You think that “unable to avoid your ex” is bad? Now you can’t even go to work and avoid your ex.
It can be exclusionary to monogamous people, keeping them from valuable networking, because:
As previously discussed, people often only socialize within their polycule and therefore don’t make friends with monogamous people.
Sometimes networking literally happens at sex parties or other places that monogamous people are naturally not going to go to.
This solves nothing. It is a law of the poly universe that every time someone you like moves to the other coast you never see or hear from them again, and any time your ex moves to the other coast they’re flying back every other weekend.
I thought of a few others from my specific experiences as a happily polyamorous person.

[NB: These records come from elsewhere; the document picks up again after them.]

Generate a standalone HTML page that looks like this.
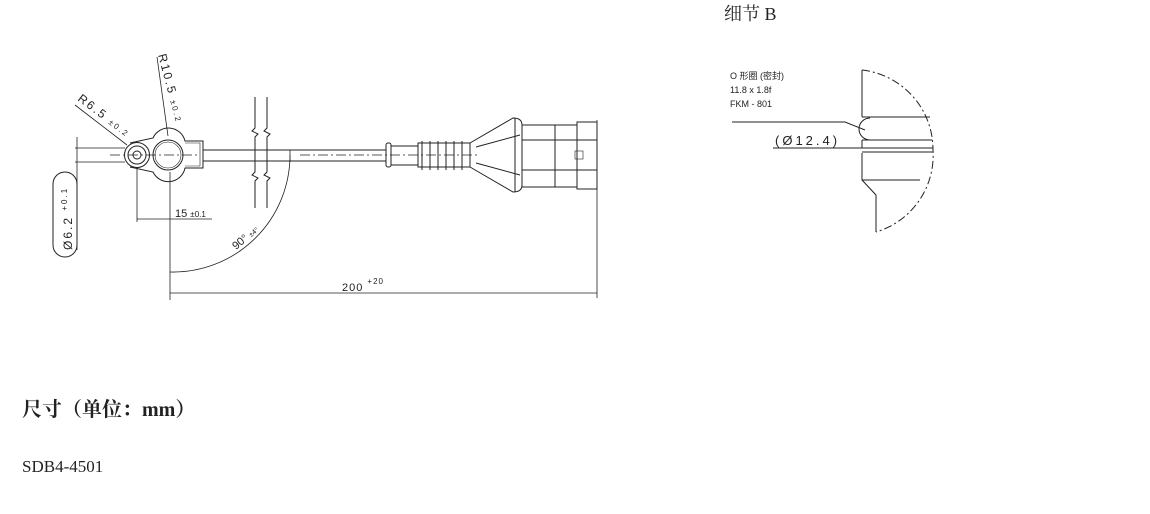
<!DOCTYPE html>
<html><head><meta charset="utf-8"><style>
body{margin:0;background:#fff;width:1150px;height:514px;overflow:hidden}
svg{position:absolute;left:0;top:0}
</style></head><body>
<svg width="1150" height="514" viewBox="0 0 1150 514" font-family="Liberation Sans, sans-serif">
<g stroke="#222" stroke-width="1" fill="none">
<!-- eyelet -->
<path d="M130,143 L153,138 A17,17 0 0 1 185,141 L203,141 L203,168 L185,168 A17,17 0 0 1 153,172 L130,167"/>
<circle cx="137" cy="155" r="12.5"/><circle cx="137" cy="155" r="9"/><circle cx="137" cy="155" r="4"/>
<circle cx="168" cy="155" r="15"/><circle cx="168" cy="155" r="13" stroke-width="0.6"/>
<path d="M185,143 L200,143 L200,166 L185,166" stroke-width="0.6"/>
<!-- cable -->
<line x1="203" y1="150" x2="386" y2="150"/><line x1="203" y1="161" x2="386" y2="161"/>
<!-- break -->
<path d="M255,97 V128 l-3,3 l6,3 l-3,3 V172 l-3,3 l6,3 l-3,3 V208"/>
<path d="M267,97 V128 l-3,3 l6,3 l-3,3 V172 l-3,3 l6,3 l-3,3 V208"/>
<!-- connector -->
<rect x="386" y="143" width="5" height="24" rx="2"/>
<rect x="391" y="146" width="27" height="19"/>
<path d="M418,143 h52 v24 h-52 z"/>
<path d="M422,141 v29 M430,141 v29 M438,141 v29 M446,141 v29 M454,141 v29 M462,141 v29"/>
<path d="M470,143 L513,118 Q522,118 522,125 V185 Q522,192 513,192 L470,167"/>
<path d="M476,147 L520,135 M476,163 L520,175 M515,118 V192"/>
<rect x="522" y="125" width="33" height="62"/>
<rect x="555" y="125" width="22" height="62"/>
<rect x="577" y="122" width="20" height="67"/>
<path d="M522,140 H597 M522,170 H597"/>
<rect x="575" y="151" width="8" height="8" stroke-width="0.6"/>
<line x1="300" y1="155" x2="480" y2="155" stroke-dasharray="10,3,2,3" stroke-width="0.7"/>
<line x1="110" y1="155" x2="200" y2="155" stroke-dasharray="10,3,2,3" stroke-width="0.7"/>
<!-- dims -->
<path d="M75,148 H125 M75,162 H125 M77,137 V250" stroke-width="0.8"/>
<rect x="53" y="172" width="24" height="85" rx="12"/>
<path d="M137,167 V222 M170,172 V300 M137,219 H212" stroke-width="0.8"/>
<path d="M170,272 A117,117 0 0 0 290,155" stroke-width="0.8"/>
<path d="M290,150 V162" stroke-width="0.8"/>
<path d="M170,293 H597 M597,120 V298" stroke-width="0.8"/>
<path d="M157,57 L168,136 M75,105 L127,145" stroke-width="0.8"/>
<!-- detail B -->
<path d="M862,70 V117 M862,140 V148 M862,153 V180 L876,195 V232" />
<path d="M862,117 H930 M862,140 H932 M862,148 H933 M862,152 H933 M862,180 H920" />
<path d="M870,118 A11,11 0 0 0 870,140"/>
<path d="M862,70 A80,80 0 0 1 933,150 A80,80 0 0 1 876,232" stroke-dasharray="8,3,2,3"/>
<path d="M732,122 H845 L865,130 M773,148 H880"/>
</g>
<g fill="#222" font-size="10">
<text x="0" y="0" transform="translate(72,250) rotate(-90)" font-size="12" letter-spacing="2">Ø6.2 <tspan font-size="8" dy="-5">+0.1</tspan></text>
<text x="0" y="0" transform="translate(158,55) rotate(75)" font-size="12" letter-spacing="2">R10.5 <tspan font-size="8">±0.2</tspan></text>
<text x="0" y="0" transform="translate(77,100) rotate(37)" font-size="12" letter-spacing="2">R6.5 <tspan font-size="8">±0.2</tspan></text>
<text x="175" y="217" font-size="11">15 <tspan font-size="8">±0.1</tspan></text>
<text x="0" y="0" transform="translate(236,250) rotate(-40)" font-size="11">90° <tspan font-size="7">±4°</tspan></text>
<text x="342" y="291" font-size="11" letter-spacing="1">200 <tspan font-size="8" dy="-7">+20</tspan></text>
<text x="730" y="79" font-family="Liberation Sans, Noto Sans CJK SC, sans-serif" font-size="9">O 形圈 (密封)</text>
<text x="730" y="93" font-size="9">11.8 x 1.8f</text>
<text x="730" y="107" font-size="9">FKM - 801</text>
<text x="775" y="145" font-size="13" letter-spacing="3">(Ø12.4)</text>
<text x="724" y="20" font-family="Liberation Serif, Noto Serif CJK SC, serif" font-size="18">细节 B</text>
<text x="22" y="416" font-family="Liberation Serif, Noto Serif CJK SC, serif" font-size="20" font-weight="bold">尺寸（单位：mm）</text>
<text x="22" y="472" font-family="Liberation Serif, Noto Serif CJK SC, serif" font-size="17">SDB4-4501</text>
</g>
</svg>
</body></html>
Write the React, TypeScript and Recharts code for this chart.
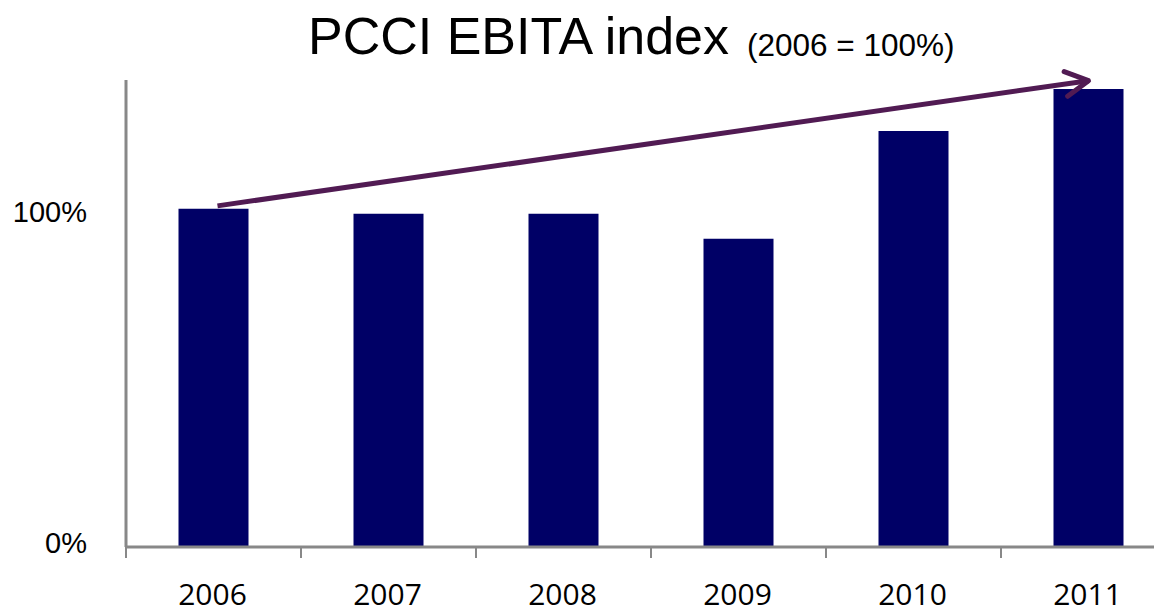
import React from "react";
import { BarChart, Bar, XAxis, YAxis, ReferenceLine } from "recharts";

const categories = ["2006", "2007", "2008", "2009", "2010", "2011"];
const ebitaIndex = [102.1, 100.6, 100.6, 93.1, 125.6, 138.3];
const yTicks = [0, 100];
const yDomainMax = 141;
const arrowStart = { x: "2006", y: 103.0 };
const arrowEnd = { x: "2011", y: 140.8 };

const data = categories.map((c, i) => ({ year: c, value: ebitaIndex[i] }));

const CHART_W = 1170;
const CHART_H = 602;
const MARGIN = { top: 72, right: 2, left: 0, bottom: 0 };
const Y_AXIS_W = 118;
const X_AXIS_H = CHART_H - MARGIN.top - MARGIN.bottom - 467;
const PLOT_W = CHART_W - MARGIN.left - MARGIN.right - Y_AXIS_W;
const HALF_BAND = PLOT_W / categories.length / 2;

const AXIS_COLOR = "#888888";
const BAR_COLOR = "#000066";
const ARROW_COLOR = "#511b53";

const XTick = (props: any) => {
  const { x, y, payload } = props;
  const lx = x - HALF_BAND;
  return (
    <g>
      <line x1={lx} y1={y} x2={lx} y2={y + 11} stroke={AXIS_COLOR} strokeWidth={2} />
      <text
        x={x - 1}
        y={y + 58}
        textAnchor="middle"
        fontFamily="'Open Sans', 'Noto Sans', sans-serif"
        fontSize={30}
        fill="#000"
      >
        {payload.value}
      </text>
    </g>
  );
};

const YTick = (props: any) => {
  const { x, y, payload } = props;
  return (
    <text
      x={x}
      y={y + 6}
      textAnchor="end"
      fontFamily="'Liberation Sans', Arial, sans-serif"
      fontSize={29}
      fill="#000"
    >
      {payload.value}%
    </text>
  );
};

const ArrowShape = (props: any) => {
  const { x1, y1, x2, y2 } = props;
  if ([x1, y1, x2, y2].some((v) => typeof v !== "number" || isNaN(v))) return null;
  const ang = Math.atan2(y2 - y1, x2 - x1);
  const len = 26;
  const spread = 0.5;
  const ax1 = x2 - len * Math.cos(ang - spread);
  const ay1 = y2 - len * Math.sin(ang - spread);
  const ax2 = x2 - len * Math.cos(ang + spread);
  const ay2 = y2 - len * Math.sin(ang + spread);
  return (
    <g>
      <line x1={x1 + 4} y1={y1} x2={x2} y2={y2} stroke={ARROW_COLOR} strokeWidth={5} strokeLinecap="butt" />
      <path
        d={`M${ax1},${ay1} L${x2},${y2} L${ax2},${ay2}`}
        fill="none"
        stroke={ARROW_COLOR}
        strokeWidth={5}
        strokeLinecap="round"
        strokeLinejoin="round"
      />
    </g>
  );
};

export default function App() {
  return (
    <div style={{ position: "relative", width: 1154, height: CHART_H, overflow: "hidden" }}>
      <BarChart width={CHART_W} height={CHART_H} data={data} margin={MARGIN} barCategoryGap="30%">
        <XAxis
          dataKey="year"
          height={X_AXIS_H}
          axisLine={{ stroke: AXIS_COLOR, strokeWidth: 3 }}
          tickLine={false}
          tickSize={0}
          tickMargin={0}
          tick={<XTick />}
          interval={0}
        />
        <YAxis
          width={Y_AXIS_W}
          domain={[0, yDomainMax]}
          ticks={yTicks}
          axisLine={{ stroke: AXIS_COLOR, strokeWidth: 3 }}
          tickLine={false}
          tickSize={0}
          tickMargin={39}
          tick={<YTick />}
          allowDataOverflow
        />
        <Bar dataKey="value" fill={BAR_COLOR} isAnimationActive={false} />
        <ReferenceLine
          segment={[arrowStart, arrowEnd]}
          ifOverflow="visible"
          shape={(p: any) => <ArrowShape {...p} />}
        />
      </BarChart>
      <svg
        width={1154}
        height={80}
        style={{ position: "absolute", left: 0, top: 0, pointerEvents: "none" }}
      >
        <text fontFamily="'Liberation Sans', Arial, sans-serif" fill="#000">
          <tspan x={300} y={46} fontSize={52}>
            PCCI EBITA index
          </tspan>
          <tspan x={739} y={48} fontSize={31.5}>
            (2006 = 100%)
          </tspan>
        </text>
      </svg>
    </div>
  );
}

Though, maybe they are challenges more-so than cons:
* It is hard to allocate time to bubble with an individual partner (where they are the only person in the world for you), without having to pay it forward with other partners later or doing some relationship gardening during the bubble. This is a challenge for folks who have multiple high-attachment relationships. In monogamy, there is a much clearer model of your partner being someone that society supports you having copious bubble time with. It is a lot easier to run off for 3 weeks to honeymoon with someone, when they are your only high attachment person. Even when I was bubbling with one of my people, 5% of my time/brain was allocated towards tending to my other relationships, making it difficult to ever fully be with someone.
* This is part of Marginalisation, and unique to not being part of a poly community, but that awful moment when you had a wonderful threesome with your wife or are falling in love with someone new, and have absolutely nobody you can share this joy with. You can feel a slight disconnect from your monogamous friends because you cannot tell them about the most important things in your life.
To be honest, these are *such first world problems*! (well, most of them, I'm not talking about the discrimination) I'm poly, I have 1.2 lovers and 0.8 meatspace friends, and I've been socially deprived for years and years. I *wish* I had the sort of community which has this much drama!